Challenge => With pictures left out, extract every line between the start of the records below and the line holding "const rightColumn = [6];", inclusive.

(Figure scripts)
▬▬▬▬▬▬

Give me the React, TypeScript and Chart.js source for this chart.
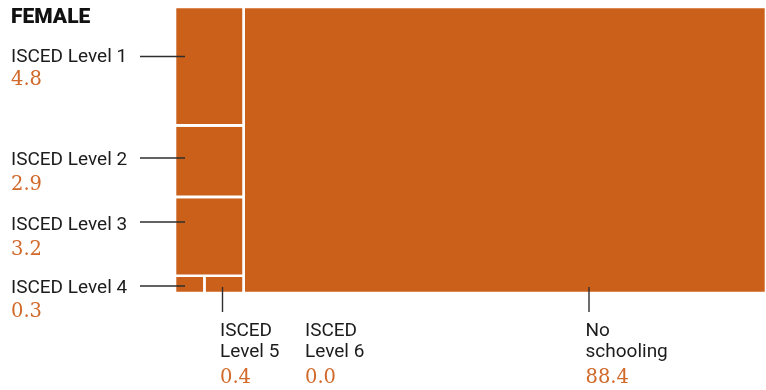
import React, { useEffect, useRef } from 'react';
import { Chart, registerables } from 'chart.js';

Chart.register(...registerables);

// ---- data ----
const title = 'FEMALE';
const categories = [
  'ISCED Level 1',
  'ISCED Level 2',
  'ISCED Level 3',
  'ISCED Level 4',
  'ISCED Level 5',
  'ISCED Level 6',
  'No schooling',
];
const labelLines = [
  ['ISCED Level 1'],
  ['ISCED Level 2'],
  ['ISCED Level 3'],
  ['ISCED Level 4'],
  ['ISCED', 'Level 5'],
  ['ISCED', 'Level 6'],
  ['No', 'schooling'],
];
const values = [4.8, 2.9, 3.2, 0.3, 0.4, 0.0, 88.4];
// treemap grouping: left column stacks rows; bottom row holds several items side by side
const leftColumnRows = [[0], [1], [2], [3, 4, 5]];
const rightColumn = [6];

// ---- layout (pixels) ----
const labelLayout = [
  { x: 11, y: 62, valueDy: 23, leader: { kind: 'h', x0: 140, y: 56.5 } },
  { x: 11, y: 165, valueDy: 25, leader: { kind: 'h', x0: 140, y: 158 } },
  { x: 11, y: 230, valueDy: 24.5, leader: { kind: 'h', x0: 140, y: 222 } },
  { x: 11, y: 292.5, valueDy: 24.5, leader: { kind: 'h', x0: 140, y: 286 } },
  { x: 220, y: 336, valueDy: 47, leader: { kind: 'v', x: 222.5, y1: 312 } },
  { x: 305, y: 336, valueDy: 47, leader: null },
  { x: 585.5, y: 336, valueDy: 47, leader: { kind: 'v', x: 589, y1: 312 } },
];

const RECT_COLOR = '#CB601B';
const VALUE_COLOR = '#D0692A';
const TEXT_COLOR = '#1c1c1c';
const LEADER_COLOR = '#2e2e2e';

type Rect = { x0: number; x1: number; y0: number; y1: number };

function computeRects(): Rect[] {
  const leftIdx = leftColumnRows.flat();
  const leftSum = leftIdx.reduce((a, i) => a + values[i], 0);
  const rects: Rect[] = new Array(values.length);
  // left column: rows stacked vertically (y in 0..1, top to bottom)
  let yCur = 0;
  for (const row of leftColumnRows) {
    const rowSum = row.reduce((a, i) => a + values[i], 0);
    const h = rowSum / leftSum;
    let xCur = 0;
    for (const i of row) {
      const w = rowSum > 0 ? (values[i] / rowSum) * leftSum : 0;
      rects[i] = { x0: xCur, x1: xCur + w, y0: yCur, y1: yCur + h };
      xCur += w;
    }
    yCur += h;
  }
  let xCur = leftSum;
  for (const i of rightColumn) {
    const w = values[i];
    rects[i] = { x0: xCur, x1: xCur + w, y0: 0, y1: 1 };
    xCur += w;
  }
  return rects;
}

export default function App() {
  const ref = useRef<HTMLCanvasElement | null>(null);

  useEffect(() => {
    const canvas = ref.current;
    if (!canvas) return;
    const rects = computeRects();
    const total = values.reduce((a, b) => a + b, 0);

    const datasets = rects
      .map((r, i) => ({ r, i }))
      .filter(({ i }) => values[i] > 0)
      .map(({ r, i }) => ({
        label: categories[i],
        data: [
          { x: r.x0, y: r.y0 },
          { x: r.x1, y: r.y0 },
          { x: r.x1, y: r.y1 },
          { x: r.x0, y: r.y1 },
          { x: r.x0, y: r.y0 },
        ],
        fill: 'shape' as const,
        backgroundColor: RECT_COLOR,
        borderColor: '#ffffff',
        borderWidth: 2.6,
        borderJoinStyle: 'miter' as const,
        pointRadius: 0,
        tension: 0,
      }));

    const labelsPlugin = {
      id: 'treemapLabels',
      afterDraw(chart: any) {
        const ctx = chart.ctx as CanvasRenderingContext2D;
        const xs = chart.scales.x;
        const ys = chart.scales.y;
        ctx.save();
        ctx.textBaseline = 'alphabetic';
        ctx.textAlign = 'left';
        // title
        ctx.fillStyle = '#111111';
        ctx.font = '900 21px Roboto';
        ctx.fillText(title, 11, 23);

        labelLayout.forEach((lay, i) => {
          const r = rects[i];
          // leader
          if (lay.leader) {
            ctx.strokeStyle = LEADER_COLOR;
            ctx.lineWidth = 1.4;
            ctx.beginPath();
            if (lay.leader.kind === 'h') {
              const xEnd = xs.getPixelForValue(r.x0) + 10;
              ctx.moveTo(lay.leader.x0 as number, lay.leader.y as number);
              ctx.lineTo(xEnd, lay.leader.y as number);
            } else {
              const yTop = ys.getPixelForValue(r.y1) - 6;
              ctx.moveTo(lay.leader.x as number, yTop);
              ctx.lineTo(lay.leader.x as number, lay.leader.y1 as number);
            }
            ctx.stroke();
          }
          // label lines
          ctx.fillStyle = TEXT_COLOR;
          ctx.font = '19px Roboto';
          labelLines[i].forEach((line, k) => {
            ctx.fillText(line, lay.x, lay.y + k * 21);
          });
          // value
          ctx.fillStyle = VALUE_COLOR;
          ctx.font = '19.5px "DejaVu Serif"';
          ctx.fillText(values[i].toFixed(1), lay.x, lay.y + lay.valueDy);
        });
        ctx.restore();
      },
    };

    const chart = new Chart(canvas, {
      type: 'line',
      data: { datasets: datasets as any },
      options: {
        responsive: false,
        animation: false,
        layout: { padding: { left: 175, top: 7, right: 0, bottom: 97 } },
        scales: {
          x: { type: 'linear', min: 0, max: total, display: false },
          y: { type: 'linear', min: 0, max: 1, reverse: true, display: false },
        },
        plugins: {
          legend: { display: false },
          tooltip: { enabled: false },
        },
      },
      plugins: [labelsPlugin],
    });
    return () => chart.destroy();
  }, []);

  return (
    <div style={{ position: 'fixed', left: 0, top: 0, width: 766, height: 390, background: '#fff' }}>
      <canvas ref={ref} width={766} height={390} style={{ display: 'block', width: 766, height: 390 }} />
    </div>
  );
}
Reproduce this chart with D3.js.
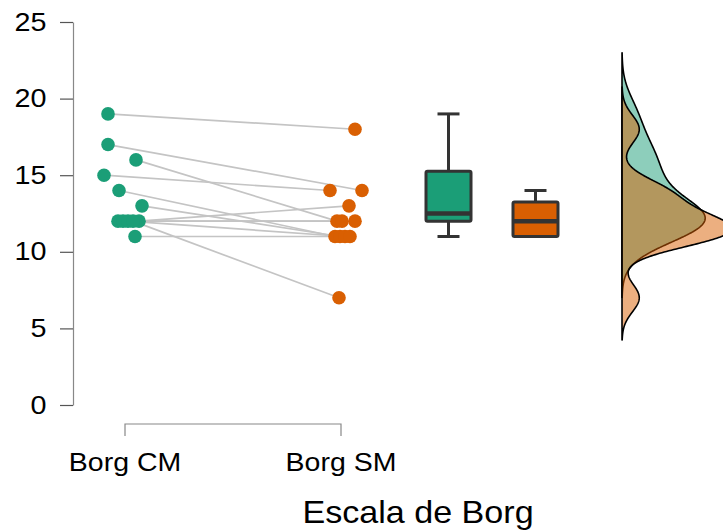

▬▬▬▬▬▬

Answer below =>
Give me the React, TypeScript and Chart.js source for this chart.
import React, { useEffect, useRef } from 'react';
import { Chart, registerables } from 'chart.js';

Chart.register(...registerables);

// ---- data ----
const title = 'FEMALE';
const categories = [
  'ISCED Level 1',
  'ISCED Level 2',
  'ISCED Level 3',
  'ISCED Level 4',
  'ISCED Level 5',
  'ISCED Level 6',
  'No schooling',
];
const labelLines = [
  ['ISCED Level 1'],
  ['ISCED Level 2'],
  ['ISCED Level 3'],
  ['ISCED Level 4'],
  ['ISCED', 'Level 5'],
  ['ISCED', 'Level 6'],
  ['No', 'schooling'],
];
const values = [4.8, 2.9, 3.2, 0.3, 0.4, 0.0, 88.4];
// treemap grouping: left column stacks rows; bottom row holds several items side by side
const leftColumnRows = [[0], [1], [2], [3, 4, 5]];
const rightColumn = [6];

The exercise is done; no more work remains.